Here are a few really terrific McKimson cartoons, in addition to the ones mentioned above; none of these are on the first or second Looney Tunes DVD sets, but I hope some of them will show up on DVD eventually:

- "Daffy Doodles": The first short McKimson directed, with Daffy painting mustaches on everyone and everything in town; a cartoon so crazy that it makes even Tashlin and Clampett's Daffy cartoons look a little subdued. A big favorite with kids, who love the mustache-painting and the punchline ("I'm doin' beards now! Woo-hoo!").

- "Hare We Go": McKimson's last Bugs Bunny cartoon with Foster, where Christopher Columbus gets his financing from Queen Isabella (who looks and sounds like Mae West) and takes Bugs Bunny along as his mascot on the voyage. "Captain's log. Mascot now cook. May have to cook mascot."

- "Of Rice and Hen": One of McKimson's best mid-'50s Foghorn Leghorns (probably because Warren Foster came back to write this one), it's best known for Foghorn's big calypso number: "Now that old hound dog is an awful pest/He barks so much I get no rest/Homely as an old mud fence/That old hound dog just got no sense."

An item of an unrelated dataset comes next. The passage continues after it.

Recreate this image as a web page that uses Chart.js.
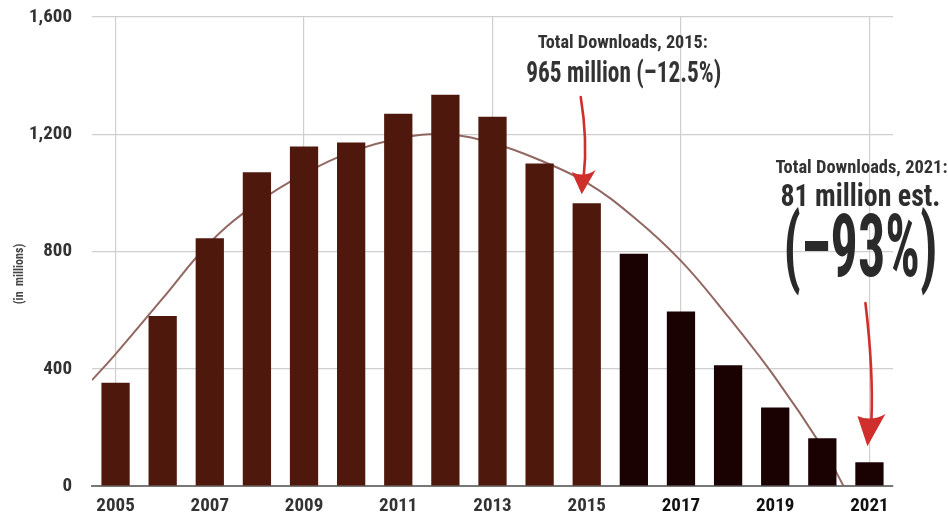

- "Tabasco Road": McKimson came up with Speedy Gonzales in a 1953 cartoon, "Cat-Tails For Two," but it was Freleng who re-designed him and turned him into a popular (and merchandisable) series character. But McKimson made arguably the best Speedy Gonzales short; "Tabasco Road," a 1957 Oscar nominee written by Tedd Pierce, features a better plot than any other Speedy short -- Speedy trying to protect two drunken, belligerent friends who keep challenging cats to "combato" -- and has some great fractured Spanish dialogue as well as the first slow-motion replay in the history of animation.

8 comments:

Pokey said...

Couldn't agree more on the part about McKimson and his approach established series characters, and agreed also regarding the lack of formula. It was impressive that Foghorn L. didn't go through just that grumpy dog in every short and sometimes himself came out on top or other times was a later-model-ish jealous Daffy in 1959's "A Broken Leghorn".
Steve C.

Pokey said...

PS The above reply was posted on December 22,2006.

Anonymous said...

McKimson to me was Better than Freleng. Yeah I know I'm in the minority here-but I'd take his Sylvesters, for example, over Friz's. Seems to me he just gets belittled and that's plain wrong-the man was a very fine director/animator.

JohnK said...

That was a nice summary of McKimson's career.

I personally love his cartoons. They are uniquely his and very funny.

Anonymous said...

When I was a kid and became cognizant of 'directors', a friend and I were discussing WB cartoons, and he observed that Bob McKimson's Bugs Bunny had some specific physical movements animated, while Jones, Freling, etc. didn't.

His observation drew me to pay much more attention to the results of each director in the following years.

My preference (akin to an earlier poster) is Bob McKimson over Friz. That may sound as heresy to some, but WB director pecking orders (Jones, Freling, ...) seem dogmatic to me.

Give me a Bob McKimson Bugs Bunny any day. I still grin.

Bill said...

Glad I found this; you've written a very nice summary of McKimson's career. I agree that the poor guy's been unjustly ignored, although his later WB cartoons were mostly flat. I blame that squarely on Tedd Pierce; for some reason his writing seemed to encourage very literal, boring timing and animation, and the feeling I get in most of the Pierce/McKimson cartoons is like a guy telling you, very poorly, a series of jokes that he doesn't find particularly funny himself. There were some that hit the mark, but not many. Warren Foster, otoh, was a brilliant comedy writer imo, and brought out the best in McKimson.

wbhist said...

And then there was "Rabbit Romeo" (1957) which was written by Michael Maltese, who was better known for his works with both Freleng and Jones. Thus, Maltese and Pierce each worked for all three "major" directors in this group (Jones, Freleng and McKimson). Warren Foster, to my knowledge, never wrote for Jones.

Anonymous said...

You can't beat the one-offs of 'It's Hummer Time' and 'Early To Bet'. They were in my top ten when I was a kid and they still make me laugh.